**Extracted records:**
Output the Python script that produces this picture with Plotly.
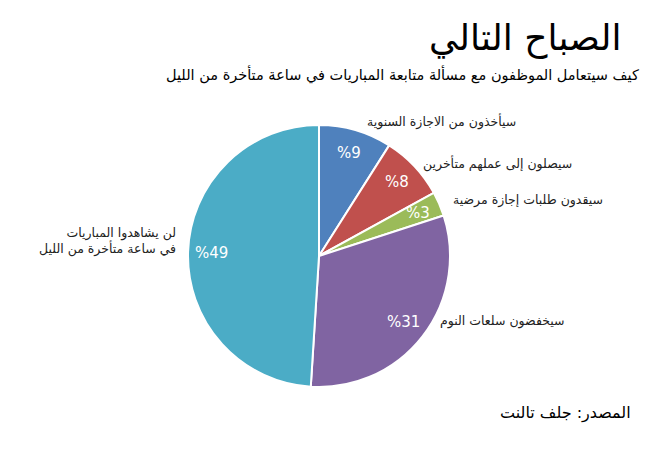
import math
import plotly.graph_objects as go

categories = [
    "سيأخذون من الاجازة السنوية",
    "سيصلون إلى عملهم متأخرين",
    "سيقدون طلبات إجازة مرضية",
    "سيخفضون سلعات النوم",
    "لن يشاهدوا المباريات<br>في ساعة متأخرة من الليل",
]
values = [9, 8, 3, 31, 49]
colors = ["#4F81BD", "#C0504D", "#9BBB59", "#8064A2", "#4BACC6"]

W, H = 646, 450
cx, cy, R = 319, 256, 131

fig = go.Figure()
fig.add_trace(go.Pie(
    labels=categories,
    values=values,
    sort=False,
    direction="clockwise",
    rotation=0,
    marker=dict(colors=colors, line=dict(color="white", width=2)),
    textinfo="none",
    hoverinfo="label+percent",
    domain=dict(x=[(cx - R) / W, (cx + R) / W], y=[1 - (cy + R) / H, 1 - (cy - R) / H]),
    showlegend=False,
))

# percentage labels placed from data (mid-angle of each slice)
total = sum(values)
cum = 0
for v in values:
    mid = (cum + v / 2) / total * 2 * math.pi
    cum += v
    px = cx + 0.82 * R * math.sin(mid)
    py = cy - 0.82 * R * math.cos(mid)
    fig.add_annotation(
        x=px / W, y=1 - py / H, xref="paper", yref="paper",
        xanchor="center", yanchor="middle",
        text="%" + str(v), showarrow=False,
        font=dict(family="DejaVu Sans", size=15, color="white"),
    )

# category labels (anchor x, y, xanchor, align)
label_pos = [
    (518, 122, "right", "right"),
    (574, 163, "right", "right"),
    (605, 200, "right", "right"),
    (567, 321, "right", "right"),
    (37, 241, "left", "right"),
]
for (lx, ly, xa, al), txt in zip(label_pos, categories):
    fig.add_annotation(
        x=lx / W, y=1 - ly / H, xref="paper", yref="paper",
        xanchor=xa, yanchor="middle",
        text=txt, showarrow=False, align=al,
        font=dict(family="DejaVu Sans", size=12.5, color="#222"),
    )

fig.add_annotation(
    x=623 / W, y=1 - 38 / H, xref="paper", yref="paper",
    xanchor="right", yanchor="middle",
    text="الصباح التالي", showarrow=False,
    font=dict(family="DejaVu Sans", size=36, color="black"),
)
fig.add_annotation(
    x=641 / W, y=1 - 75 / H, xref="paper", yref="paper",
    xanchor="right", yanchor="middle",
    text="كيف سيتعامل الموظفون مع مسألة متابعة المباريات في ساعة متأخرة من الليل",
    showarrow=False,
    font=dict(family="DejaVu Sans", size=14.5, color="black"),
)
fig.add_annotation(
    x=633 / W, y=1 - 413 / H, xref="paper", yref="paper",
    xanchor="right", yanchor="middle",
    text="المصدر: جلف تالنت", showarrow=False,
    font=dict(family="DejaVu Sans", size=16, color="black"),
)

fig.update_layout(
    width=W, height=H,
    margin=dict(l=0, r=0, t=0, b=0),
    paper_bgcolor="white", plot_bgcolor="white",
)

fig.write_html("out.html")
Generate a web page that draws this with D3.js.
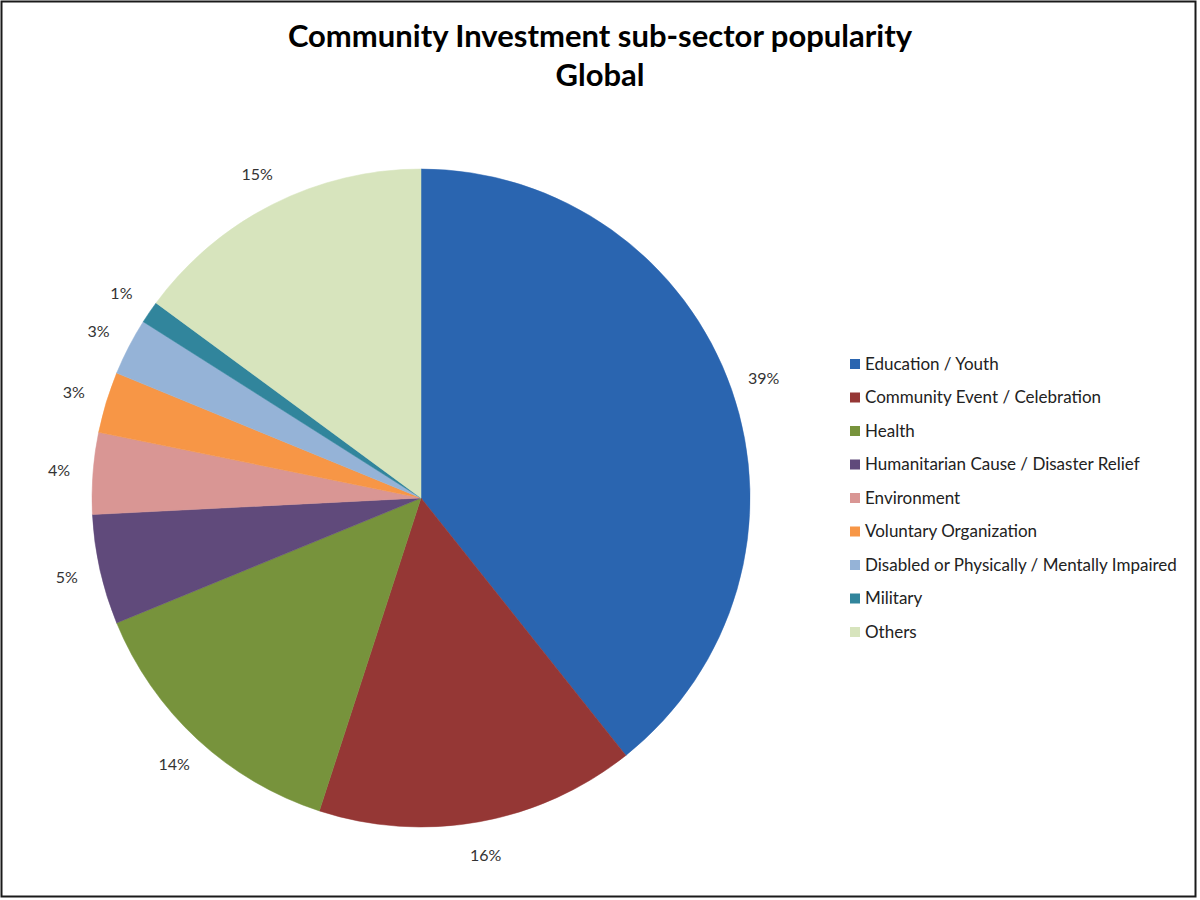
<!DOCTYPE html>
<meta charset="utf-8">
<style>
  body { margin: 0; background: #fff; }
  text { font-family: Lato, "Open Sans", "Liberation Sans", sans-serif; }
</style>
<body>
<svg id="chart" width="1200" height="900"></svg>
</body>
<script src="https://d3js.org/d3.v7.min.js"></script>
<script>
// chart data
var categories = ["Education / Youth", "Community Event / Celebration", "Health",
  "Humanitarian Cause / Disaster Relief", "Environment", "Voluntary Organization",
  "Disabled or Physically / Mentally Impaired", "Military", "Others"];
var values = [39.3, 15.7, 13.8, 5.4, 4.0, 3.0, 2.8, 1.1, 14.9];
var colors = ["#2A65B0", "#953735", "#77933C", "#604A7B", "#D99694",
  "#F79646", "#95B3D7", "#31859C", "#D7E4BD"];
var titleLines = ["Community Investment sub-sector popularity", "Global"];

var svg = d3.select("#chart"),
    cx = 421, cy = 498, radius = 329;

// outer frame
svg.append("rect")
  .attr("x", 1.5).attr("y", 1.5)
  .attr("width", 1194).attr("height", 895)
  .attr("fill", "none").attr("stroke", "#1a1a1a").attr("stroke-width", 2);

// title
svg.append("g").selectAll("text").data(titleLines).enter().append("text")
  .attr("x", 600)
  .attr("y", function(d, i){ return 47 + i * 39; })
  .attr("text-anchor", "middle")
  .attr("font-size", 31)
  .attr("font-weight", "bold")
  .attr("fill", "#000")
  .text(function(d){ return d; });

var data = categories.map(function(c, i){ return {name: c, value: values[i], color: colors[i]}; });

var pie = d3.pie().sort(null).value(function(d){ return d.value; });
var arc = d3.arc().innerRadius(0).outerRadius(radius);
var labelArc = d3.arc().innerRadius(radius + 34).outerRadius(radius + 34);
var total = d3.sum(values);

var g = svg.append("g").attr("transform", "translate(" + cx + "," + cy + ")");
var arcs = pie(data);

g.selectAll("path").data(arcs).enter().append("path")
  .attr("d", arc)
  .attr("fill", function(d){ return d.data.color; })
  .attr("stroke", function(d){ return d.data.color; })
  .attr("stroke-width", 0.5);

g.selectAll("text.lbl").data(arcs).enter().append("text")
  .attr("class", "lbl")
  .attr("transform", function(d){ return "translate(" + labelArc.centroid(d) + ")"; })
  .attr("text-anchor", "middle")
  .attr("dy", "0.35em")
  .attr("font-size", 16)
  .attr("fill", "#333")
  .text(function(d){ return Math.round(d.data.value / total * 100) + "%"; });

// legend
var legend = svg.append("g").attr("transform", "translate(850,364)");
var rows = legend.selectAll("g").data(data).enter().append("g")
  .attr("transform", function(d, i){ return "translate(0," + (i * 33.5) + ")"; });
rows.append("rect")
  .attr("x", 0).attr("y", -5)
  .attr("width", 10).attr("height", 10)
  .attr("fill", function(d){ return d.color; });
rows.append("text")
  .attr("x", 15).attr("dy", "0.35em")
  .attr("font-size", 17)
  .attr("fill", "#222")
  .text(function(d){ return d.name; });
</script>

**To be done:**
Quote the material word for word, dropping any images it holds.

**Solution for this exercise:**
Output the Python script that produces this picture with Plotly.
import math
import plotly.graph_objects as go

categories = [
    "سيأخذون من الاجازة السنوية",
    "سيصلون إلى عملهم متأخرين",
    "سيقدون طلبات إجازة مرضية",
    "سيخفضون سلعات النوم",
    "لن يشاهدوا المباريات<br>في ساعة متأخرة من الليل",
]
values = [9, 8, 3, 31, 49]
colors = ["#4F81BD", "#C0504D", "#9BBB59", "#8064A2", "#4BACC6"]

W, H = 646, 450
cx, cy, R = 319, 256, 131

fig = go.Figure()
fig.add_trace(go.Pie(
    labels=categories,
    values=values,
    sort=False,
    direction="clockwise",
    rotation=0,
    marker=dict(colors=colors, line=dict(color="white", width=2)),
    textinfo="none",
    hoverinfo="label+percent",
    domain=dict(x=[(cx - R) / W, (cx + R) / W], y=[1 - (cy + R) / H, 1 - (cy - R) / H]),
    showlegend=False,
))

# percentage labels placed from data (mid-angle of each slice)
total = sum(values)
cum = 0
for v in values:
    mid = (cum + v / 2) / total * 2 * math.pi
    cum += v
    px = cx + 0.82 * R * math.sin(mid)
    py = cy - 0.82 * R * math.cos(mid)
    fig.add_annotation(
        x=px / W, y=1 - py / H, xref="paper", yref="paper",
        xanchor="center", yanchor="middle",
        text="%" + str(v), showarrow=False,
        font=dict(family="DejaVu Sans", size=15, color="white"),
    )

# category labels (anchor x, y, xanchor, align)
label_pos = [
    (518, 122, "right", "right"),
    (574, 163, "right", "right"),
    (605, 200, "right", "right"),
    (567, 321, "right", "right"),
    (37, 241, "left", "right"),
]
for (lx, ly, xa, al), txt in zip(label_pos, categories):
    fig.add_annotation(
        x=lx / W, y=1 - ly / H, xref="paper", yref="paper",
        xanchor=xa, yanchor="middle",
        text=txt, showarrow=False, align=al,
        font=dict(family="DejaVu Sans", size=12.5, color="#222"),
    )

fig.add_annotation(
    x=623 / W, y=1 - 38 / H, xref="paper", yref="paper",
    xanchor="right", yanchor="middle",
    text="الصباح التالي", showarrow=False,
    font=dict(family="DejaVu Sans", size=36, color="black"),
)
fig.add_annotation(
    x=641 / W, y=1 - 75 / H, xref="paper", yref="paper",
    xanchor="right", yanchor="middle",
    text="كيف سيتعامل الموظفون مع مسألة متابعة المباريات في ساعة متأخرة من الليل",
    showarrow=False,
    font=dict(family="DejaVu Sans", size=14.5, color="black"),
)
fig.add_annotation(
    x=633 / W, y=1 - 413 / H, xref="paper", yref="paper",
    xanchor="right", yanchor="middle",
    text="المصدر: جلف تالنت", showarrow=False,
    font=dict(family="DejaVu Sans", size=16, color="black"),
)

fig.update_layout(
    width=W, height=H,
    margin=dict(l=0, r=0, t=0, b=0),
    paper_bgcolor="white", plot_bgcolor="white",
)

fig.write_html("out.html")
Generate a web page that draws this with D3.js.
<!DOCTYPE html>
<meta charset="utf-8">
<style>
  body { margin: 0; background: #fff; }
  text { font-family: Lato, "Open Sans", "Liberation Sans", sans-serif; }
</style>
<body>
<svg id="chart" width="1200" height="900"></svg>
</body>
<script src="https://d3js.org/d3.v7.min.js"></script>
<script>
// chart data
var categories = ["Education / Youth", "Community Event / Celebration", "Health",
  "Humanitarian Cause / Disaster Relief", "Environment", "Voluntary Organization",
  "Disabled or Physically / Mentally Impaired", "Military", "Others"];
var values = [39.3, 15.7, 13.8, 5.4, 4.0, 3.0, 2.8, 1.1, 14.9];
var colors = ["#2A65B0", "#953735", "#77933C", "#604A7B", "#D99694",
  "#F79646", "#95B3D7", "#31859C", "#D7E4BD"];
var titleLines = ["Community Investment sub-sector popularity", "Global"];

var svg = d3.select("#chart"),
    cx = 421, cy = 498, radius = 329;

// outer frame
svg.append("rect")
  .attr("x", 1.5).attr("y", 1.5)
  .attr("width", 1194).attr("height", 895)
  .attr("fill", "none").attr("stroke", "#1a1a1a").attr("stroke-width", 2);

// title
svg.append("g").selectAll("text").data(titleLines).enter().append("text")
  .attr("x", 600)
  .attr("y", function(d, i){ return 47 + i * 39; })
  .attr("text-anchor", "middle")
  .attr("font-size", 31)
  .attr("font-weight", "bold")
  .attr("fill", "#000")
  .text(function(d){ return d; });

var data = categories.map(function(c, i){ return {name: c, value: values[i], color: colors[i]}; });

var pie = d3.pie().sort(null).value(function(d){ return d.value; });
var arc = d3.arc().innerRadius(0).outerRadius(radius);
var labelArc = d3.arc().innerRadius(radius + 34).outerRadius(radius + 34);
var total = d3.sum(values);

var g = svg.append("g").attr("transform", "translate(" + cx + "," + cy + ")");
var arcs = pie(data);

g.selectAll("path").data(arcs).enter().append("path")
  .attr("d", arc)
  .attr("fill", function(d){ return d.data.color; })
  .attr("stroke", function(d){ return d.data.color; })
  .attr("stroke-width", 0.5);

g.selectAll("text.lbl").data(arcs).enter().append("text")
  .attr("class", "lbl")
  .attr("transform", function(d){ return "translate(" + labelArc.centroid(d) + ")"; })
  .attr("text-anchor", "middle")
  .attr("dy", "0.35em")
  .attr("font-size", 16)
  .attr("fill", "#333")
  .text(function(d){ return Math.round(d.data.value / total * 100) + "%"; });

// legend
var legend = svg.append("g").attr("transform", "translate(850,364)");
var rows = legend.selectAll("g").data(data).enter().append("g")
  .attr("transform", function(d, i){ return "translate(0," + (i * 33.5) + ")"; });
rows.append("rect")
  .attr("x", 0).attr("y", -5)
  .attr("width", 10).attr("height", 10)
  .attr("fill", function(d){ return d.color; });
rows.append("text")
  .attr("x", 15).attr("dy", "0.35em")
  .attr("font-size", 17)
  .attr("fill", "#222")
  .text(function(d){ return d.name; });
</script>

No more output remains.